As we move forward, the continuing challenge will be funding. With my M.B.A. background, I think of this as a business. I was in a course with a lot of industry people. They said, 'Well, you're from local government, so you have a different motive than we do.' And I said, 'No, we have a competitive motive, too. We are competing to keep our citizens here in Prince George's County.'GCN: You recently redesigned the county's Web site, www.pgcounty.com. What changes did you make?
ELLISON-TAYLOR: Before the redesign, it was not easy to navigate. We wanted it to be more compliant with Section 508 to make sure we can serve citizens with disabilities. We wanted a content management system so that the technology would do all the updating.
I got everyone to buy into a decentralized content management system with workflow that would allow each department to set up approval levels as they deemed appropriate. But it also would maintain a standardized format for the site.
We wanted predictability. We didn't want users to come in and say, 'Oh, the back button is here on this page, but it's somewhere else on the next page.' Now we have a template that everyone models content updates on. I call it controlled decentralization. GCN: How did you revise the county's outsourcing process?
ELLISON-TAYLOR: Since 1980, the county's technology had been almost completely outsourced. One of the first things I realized is that for a government technology organization, we were not in control of our environment. I showed them the business case for why we should hire a technology work force, as opposed to outsourcing everything.
I looked at the billing rates and at how much we could pay people, and I could show a cost savings. It just made sense to bring some of those functions in-house. And so 20 positions were outlined.
No one thought I'd be able to hire these people on such short notice. But the Personnel Office had an online job fair for the positions.
Now, I'll be honest. Part of the reason I've been able to do the things I've done is because I don't know the environment or protocol. I'm bumbling around where ignorance is bliss.
And personnel stepped right up to the table. We hired everyone we needed. Even though the Personnel Office at first said, 'Oh, it's three to five months to hire,' we got those people onboard, in most cases, within 45 days.GCN: What are some of your IT goals?
ELLISON-TAYLOR: It sounds like motherhood and apple pie, but we really want to provide accurate, reliable, secure services that support our departments.
The secondary goals are making sure that we have an infrastructure that can support voice over IP and wireless environments that are secure and highly available.
We want to make sure that we can restore data when people lose it.
We want to rate a Capability Maturity Model Level 3 from a mainframe perspective, where a mainframe is an enterprise server, not just a mainframe dinosaur.
And we want to Web-enable legacy applications.GCN: What are your plans for e-government?
ELLISON-TAYLOR: People say, 'Oh yeah, e-gov is Web-enabling government and putting it on the Web.' Well, a lot of places have smoke and mirrors.
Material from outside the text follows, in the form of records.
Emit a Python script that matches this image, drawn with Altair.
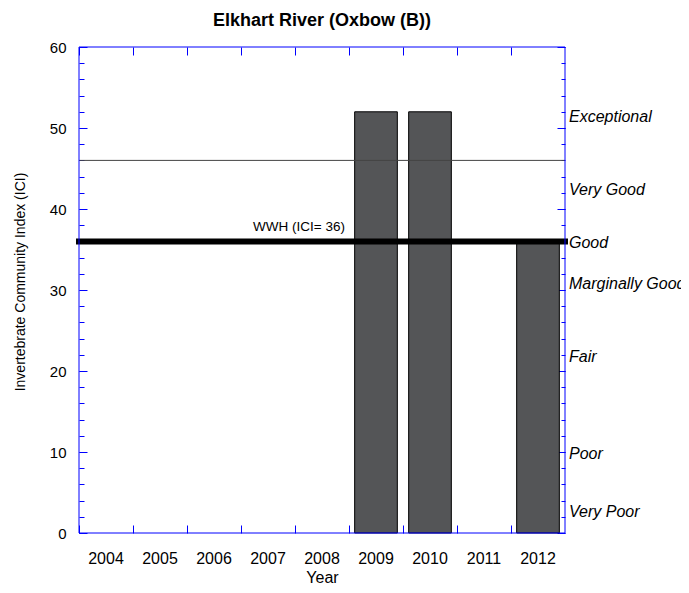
import altair as alt
import pandas as pd

# ---- data ----
years = ["2004", "2005", "2006", "2007", "2008", "2009", "2010", "2011", "2012"]
ici = [None, None, None, None, None, 52, 52, None, 36]
threshold_value = [46]
wwh_value = [36]
wwh_label = ["WWH (ICI= 36)"]
wwh_year = ["2008"]
narrative_labels = ["Exceptional", "Very Good", "Good", "Marginally Good", "Fair", "Poor", "Very Poor"]
narrative_values = [51.4, 42.4, 35.8, 30.8, 21.7, 9.8, 2.6]
y_major = [0, 10, 20, 30, 40, 50, 60]
y_minor = [0, 2, 4, 6, 8, 10, 12, 14, 16, 18, 20, 22, 24, 26, 28, 30,
           32, 34, 36, 38, 40, 42, 44, 46, 48, 50, 52, 54, 56, 58, 60]
y_range = [0, 60]

FONT = "Liberation Sans"
BLUE = "#0000ff"

bars_df = pd.DataFrame({"year": years, "ici": ici})
thr_df = pd.DataFrame({"value": threshold_value})
wwh_df = pd.DataFrame({"value": wwh_value})
wwh_txt_df = pd.DataFrame({"value": wwh_value, "label": wwh_label, "year": wwh_year})
narr_df = pd.DataFrame({"label": narrative_labels, "value": narrative_values})
frame_df = pd.DataFrame({"lo": [y_range[0]], "hi": [y_range[1]]})

xscale = alt.Scale(domain=years, paddingInner=0, paddingOuter=0)
yscale = alt.Scale(domain=y_range, nice=False, zero=True)

bars = alt.Chart(bars_df).mark_bar(
    width=alt.RelativeBandSize(0.79), color="#545557", stroke="black", strokeWidth=1
).encode(
    x=alt.X("year:N", scale=xscale, sort=years,
            axis=alt.Axis(orient="bottom", title="Year", tickSize=0, domain=False,
                          labelAngle=0, labelPadding=17, labelFontSize=16,
                          titleFontSize=16, titleFontWeight="normal", titlePadding=3,
                          bandPosition=0.5, labelColor="black", titleColor="black",
                          grid=False)),
    y=alt.Y("ici:Q", scale=yscale,
            axis=alt.Axis(orient="left", values=y_major, offset=-8, tickSize=8,
                          tickColor=BLUE, domain=False, grid=False, labelPadding=13,
                          labelFontSize=15, labelColor="black",
                          title="Invertebrate Community Index (ICI)",
                          titleFontSize=14, titleFontWeight="normal", titleColor="black",
                          titlePadding=22, titleY=234.5)),
)

thr = alt.Chart(thr_df).mark_rule(color="#444444", strokeWidth=1).encode(
    y=alt.Y("value:Q", scale=yscale,
            axis=alt.Axis(orient="left", values=y_minor, offset=-5, tickSize=5,
                          tickColor=BLUE, labels=False, domain=False, grid=False,
                          title=None)),
)

wwh = alt.Chart(wwh_df).mark_rule(color="black", strokeWidth=6, strokeCap="square").encode(
    y=alt.Y("value:Q", scale=yscale,
            axis=alt.Axis(orient="right", values=y_major, offset=-8, tickSize=8,
                          tickColor=BLUE, labels=False, domain=False, grid=False,
                          title=None)),
)

wwh_txt = alt.Chart(wwh_txt_df).mark_text(
    align="center", baseline="alphabetic", dx=4, dy=-10, fontSize=13.5,
    color="black", font=FONT
).encode(
    x=alt.X("year:N", scale=xscale, bandPosition=0,
            axis=alt.Axis(orient="bottom", bandPosition=0, offset=-8, tickSize=8,
                          tickColor=BLUE, labels=False, domain=False, grid=False,
                          title=None)),
    y=alt.Y("value:Q", scale=yscale,
            axis=alt.Axis(orient="right", values=y_minor, offset=-4, tickSize=4,
                          tickColor=BLUE, labels=False, domain=False, grid=False,
                          title=None)),
    text="label:N",
)

narr = alt.Chart(narr_df).mark_text(
    align="left", baseline="middle", dx=4, fontSize=16, fontStyle="italic",
    color="black", font=FONT
).encode(
    x=alt.XDatum(years[-1], type="nominal", bandPosition=1, scale=xscale,
                 axis=alt.Axis(orient="top", bandPosition=0, offset=-8, tickSize=8,
                               tickColor=BLUE, labels=False, domain=False, grid=False,
                               title=None)),
    y=alt.Y("value:Q", scale=yscale, axis=None),
    text="label:N",
)

frame = alt.Chart(frame_df).mark_rect(
    fill="white", fillOpacity=0, stroke=BLUE, strokeWidth=1
).encode(
    y=alt.Y("lo:Q", scale=yscale, axis=None),
    y2="hi:Q",
)

chart = alt.layer(bars, thr, wwh, wwh_txt, narr, frame).resolve_axis(
    x="independent", y="independent"
).properties(
    width=486,
    height=486,
    autosize=alt.AutoSizeParams(type="none"),
    padding={"left": 71, "top": 39, "right": 116, "bottom": 52},
    title=alt.TitleParams("Elkhart River (Oxbow (B))", fontSize=18, fontWeight="bold",
                          font=FONT, frame="group", anchor="middle", offset=10,
                          color="black"),
).configure(
    font=FONT, background="white"
).configure_axis(
    labelFont=FONT, titleFont=FONT
).configure_view(
    strokeWidth=0, stroke=None
)

chart.save("out.html", embed_options={"renderer": "svg", "actions": False})
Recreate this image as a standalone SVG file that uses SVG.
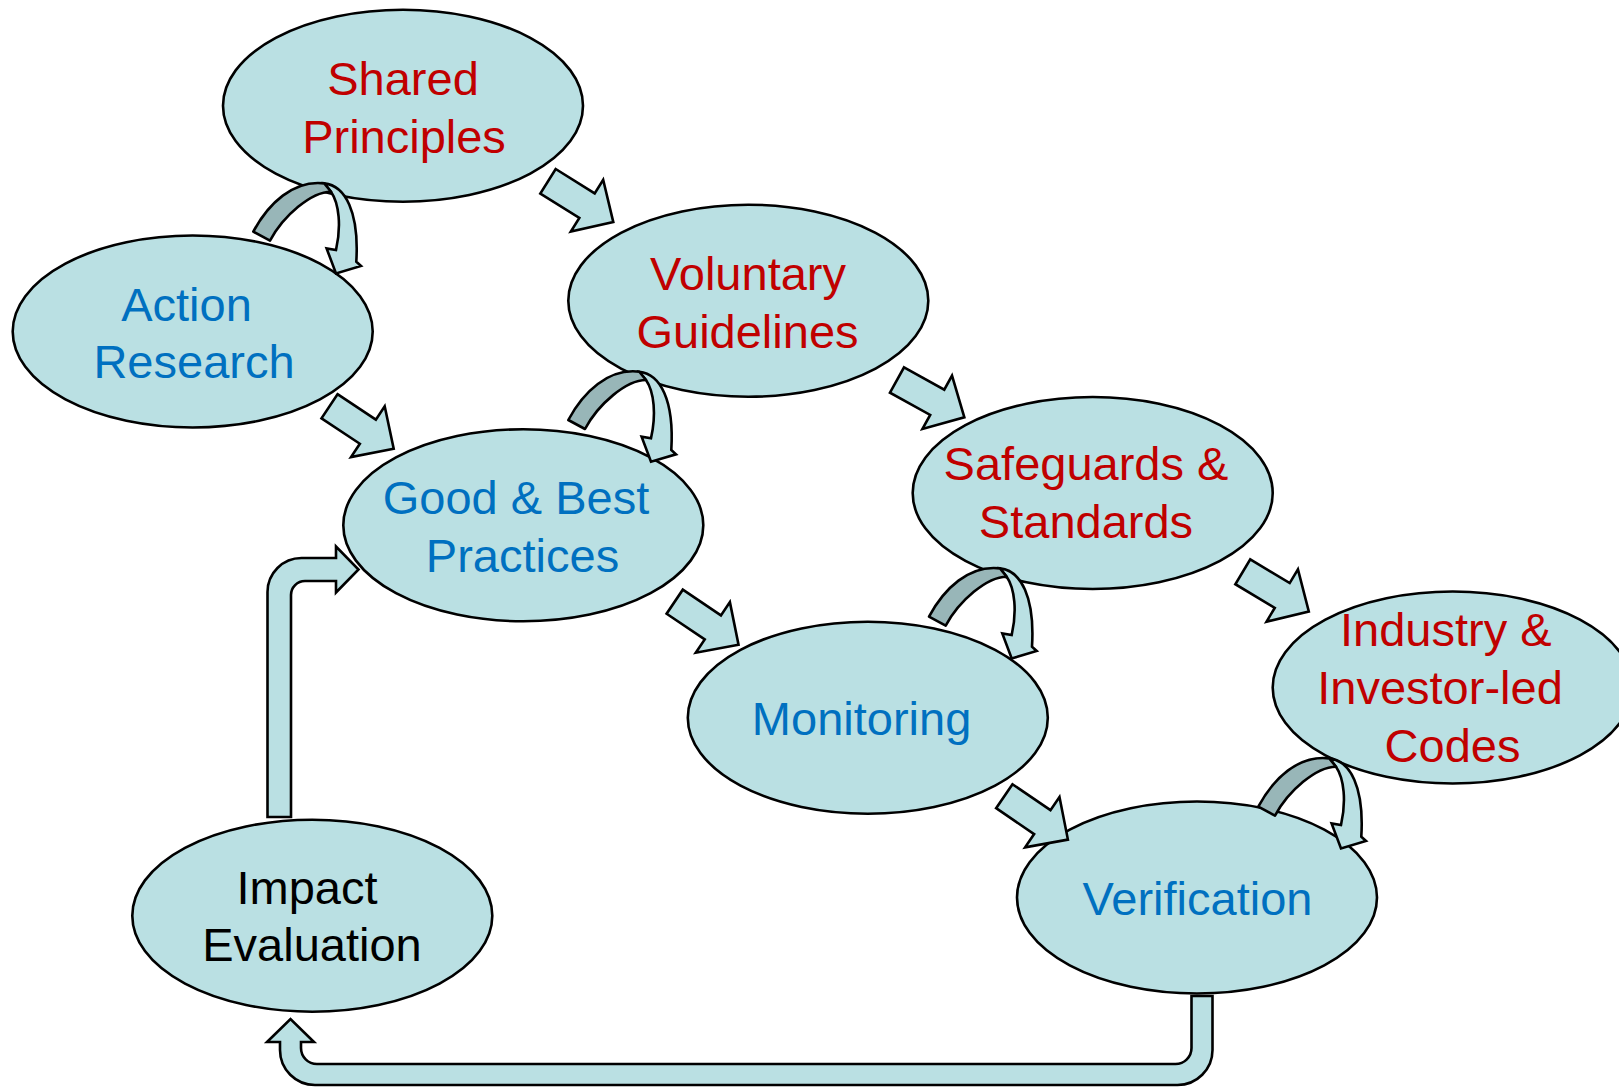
<svg xmlns="http://www.w3.org/2000/svg" xmlns:xlink="http://www.w3.org/1999/xlink" width="1619" height="1087" viewBox="0 0 1619 1087">
<defs>
<style>
.node ellipse{fill:#BAE0E3;stroke:#000;stroke-width:2.6}
.node text{font-family:"Liberation Sans",Arial,sans-serif;font-size:47px;text-anchor:middle}
.red{fill:#C00000}
.blue{fill:#0070C0}
.blk{fill:#000}
.arr{fill:#BAE0E3;stroke:#000;stroke-width:2.6;stroke-linejoin:miter}
.dark{fill:#98B6B8;stroke:#000;stroke-width:2.6;stroke-linejoin:round}
</style>
<polygon id="blockArrow" points="0,-14.5 46,-14.5 46,-30.5 77,0 46,30.5 46,14.5 0,14.5"/>
<g id="loopArrow">
<path class="arr" d="M71,-48.3 C92,-46 106,-20 103,30 L107.7,34.3 L82.7,41.7 L73.3,16.7 L82.7,18.3 C88,-5 86,-28 77.7,-40 Z"/>
<path class="dark" d="M0,0 C15,-28 40,-52 71,-48.3 L77.7,-40 C58,-40 30,-16 16.7,9 Z"/>
</g>
</defs>
<rect width="1619" height="1087" fill="#fff"/>

<g id="shared-principles" class="node">
<ellipse cx="403" cy="105.7" rx="180" ry="96"/>
<text class="red" x="403" y="94.5">Shared</text>
<text class="red" x="404" y="152.5">Principles</text>
</g>
<g id="action-research" class="node">
<ellipse cx="192.7" cy="331.5" rx="180" ry="96"/>
<text class="blue" x="186.5" y="320.5">Action</text>
<text class="blue" x="194" y="378.3">Research</text>
</g>
<g id="voluntary-guidelines" class="node">
<ellipse cx="748.3" cy="300.7" rx="180" ry="96"/>
<text class="red" x="748" y="290">Voluntary</text>
<text class="red" x="747.5" y="348">Guidelines</text>
</g>
<g id="good-best-practices" class="node">
<ellipse cx="523.3" cy="525.3" rx="180" ry="96"/>
<text class="blue" x="516" y="514">Good &amp; Best</text>
<text class="blue" x="522.5" y="572">Practices</text>
</g>
<g id="safeguards-standards" class="node">
<ellipse cx="1092.7" cy="493" rx="180" ry="96"/>
<text class="red" x="1086" y="480">Safeguards &amp;</text>
<text class="red" x="1086" y="538">Standards</text>
</g>
<g id="monitoring" class="node">
<ellipse cx="867.8" cy="717.7" rx="180" ry="96"/>
<text class="blue" x="861.6" y="735">Monitoring</text>
</g>
<g id="industry-investor-codes" class="node">
<ellipse cx="1452.7" cy="687.5" rx="180" ry="96"/>
<text class="red" x="1445.8" y="645.5">Industry &amp;</text>
<text class="red" x="1440" y="703.5">Investor-led</text>
<text class="red" x="1452.5" y="761.5">Codes</text>
</g>
<g id="verification" class="node">
<ellipse cx="1197" cy="897.5" rx="180" ry="96"/>
<text class="blue" x="1197.5" y="915">Verification</text>
</g>
<g id="impact-evaluation" class="node">
<ellipse cx="312.3" cy="915.7" rx="180" ry="96"/>
<text class="blk" x="307" y="903.5">Impact</text>
<text class="blk" x="312" y="961">Evaluation</text>
</g>

<g id="connectors">
<use xlink:href="#blockArrow" class="arr" transform="translate(548,181.3) rotate(32)"/>
<use xlink:href="#blockArrow" class="arr" transform="translate(329.5,406.3) rotate(33.5)"/>
<use xlink:href="#blockArrow" class="arr" transform="translate(897,380) rotate(29)"/>
<use xlink:href="#blockArrow" class="arr" transform="translate(674.7,601.7) rotate(34)"/>
<use xlink:href="#blockArrow" class="arr" transform="translate(1242.8,571.8) rotate(31)"/>
<use xlink:href="#blockArrow" class="arr" transform="translate(1004.3,796.2) rotate(34.3)"/>

<use xlink:href="#loopArrow" transform="translate(253.3,231.7)"/>
<use xlink:href="#loopArrow" transform="translate(568.3,420)"/>
<use xlink:href="#loopArrow" transform="translate(929,616.7)"/>
<use xlink:href="#loopArrow" transform="translate(1258.3,806.7)"/>

<path class="arr" d="M267.5,817 L267.5,592 A34,34 0 0 1 301.5,558 L336,558 L336,546.5 L358.5,569.5 L336,592.5 L336,581 L305,581 A14,14 0 0 0 291,595 L291,817 Z"/>
<path class="arr" d="M1191.5,996 L1191.5,1048 A16,16 0 0 1 1175.5,1064 L317,1064 A16,16 0 0 1 301,1048 L301,1042 L314,1042 L290.5,1019 L267,1042 L280,1042 L280,1050 A35,35 0 0 0 315,1085 L1177.5,1085 A35,35 0 0 0 1212.5,1050 L1212.5,996 Z"/>
</g>
</svg>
They didn't reduce cycle time, and they did not get any e-gov efficiencies. All they did was put a pretty face on it. It's like when your mom says, 'Clean your room,' and you do. But you shove it in the closet or under the bed.
We need to transform manual processes, think electronically and be paperless. My vision is to be like Chase Bank or American Express. You can pay your bill online, and they can tell you what your last couple of transactions were.GCN: Talk about your geographic information system.
ELLISON-TAYLOR: We have more than 220 data layers in our GIS, which is built using ArcIMS from ESRI of Redlands, Calif. We put a great deal of effort into making our centerline file accurate because we supply information to the 911 emergency system.
We can't dispatch officers to locations that are not yet in the database, such as new developments. We work with 911 staff to make sure we enter that information into our database.
We're using GIS as a decision tool. The police might check the proximity of liquor establishments to a crime. If you wanted to evacuate a location based on a chemical spill, you could use GIS to see how far out to evacuate, and what sorts of residences and businesses are there.
We also have a snow-tracking application. We can show what the road temperatures are and where salt should be laid. Thermometers transmit information to tell the Public Works Department where they need to go. You collect all your calls, look at the map and determine the best route.GCN: Is there much of a digital divide in Prince George's County?
ELLISON-TAYLOR: I think about 60 percent of county residents are wired to the Internet. We also offer access through libraries and the school system.
We're working in partnership with the Housing and Community Development Department and with Comcast Corp. of Philadelphia to complete a fiber-optic network throughout the county.
The digital divide is getting a lot smaller. In schools, our kids are being exposed to computers. But we're going to collaborate with other organizations: the colleges, the Park and Planning Commission, and the recreational centers.GCN: How are the challenges of governing Prince George's County different from those in neighboring Maryland counties?
ELLISON-TAYLOR: We're the second-largest jurisdiction in Maryland, and one of the best-kept secrets. Being buffered between Fairfax County, Va., Washington, D.C., and Montgomery County, Md., people forget that we're here. And we have aggressive goals. We're making exponential headway in areas we never have before.
We're growing so fast it's amazing. Every nook and cranny, somebody's building something. But compared with our neighbors in Montgomery County and the District of Columbia, we are still affordable. I think people are beginning to recognize that they can live someplace affordable and still be close to D.C.
People sometimes say, 'We didn't even know you were there. We didn't even know you had a chief technology officer.' Prince George's County is a story that needs to be told.